Douglas McNabb and other members of the U.S. law firm practice and write and/or report extensively on matters involving Federal Criminal Defense, INTERPOL Red Notice Removal, International Extradition and OFAC SDN Sanctions Removal.

The author of this blog is Douglas McNabb. Please feel free to contact him directly at mcnabb@mcnabbassociates.com or at one of the offices listed above.


Fourth Defendant, Bassam Yacoub Salman, Charged in an Alleged Insider Trading Scheme Involving Former Citigroup Investment Banker

September 20, 2011

The Federal Bureau of Investigation (FBI) on September 19, 2011 released the following:

“SAN FRANCISCO—A federal grand jury in San Francisco charged Bassam Yacoub Salman, 52, of Orland Park, Ill., with conspiracy and securities fraud relating to an insider trading scheme in which he made profits in excess of $1.1 million, United States Attorney Melinda Haag announced.

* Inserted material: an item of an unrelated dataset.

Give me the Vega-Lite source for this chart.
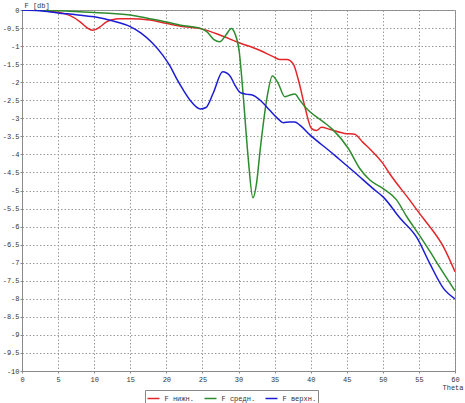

The indictment, which was unsealed today, stems from the insider trading scheme first charged in 2009 against Maher Fayez Kara, of San Carlos, Calif., a former investment banker at Citigroup Global Markets Inc. in New York; Maher Kara’s brother, Mounir Fayez Kara, also known as Michael F. Kara, of Walnut Creek, Calif.; and Emile Youssef Jilwan, of Pleasanton, Calif.

According to the indictment, Maher Kara misappropriated material, non-public information about confidential corporate acquisitions, financings and other transactions in New York, in violation of his fiduciary duty and duty of trust and confidence to Citigroup and its clients. He then tipped his brother, Mounir Kara, about the confidential transactions. Mounir Kara then tipped Salman, who is charged with trading on the material, non-public information in the securities four publicly traded biotechnology companies from 2005 through 2007.

Citigroup was one of the victims of the charged criminal conduct and has cooperated in the investigation conducted by the United States Attorney’s Office and the Federal Bureau of Investigation.

Salman was arrested by the FBI on Sept. 9, 2011, in Illinois and ordered to appear before Magistrate Judge Jacqueline Scott Corley in San Francisco today. After his court appearance, he was released on a $250,000 unsecured bond and ordered to surrender his passports. The defendant’s next court appearance is scheduled for Oct. 5, 2011.

The maximum statutory penalty for each count of securities fraud in violation of 15 U.S.C. § 78ff is 20 years and a fine of $5 million, plus restitution if appropriate. However, any sentence following conviction would be imposed by the court after consideration of the U.S. Sentencing Guidelines and the federal statute governing the imposition of a sentence, 18 U.S.C. § 3553.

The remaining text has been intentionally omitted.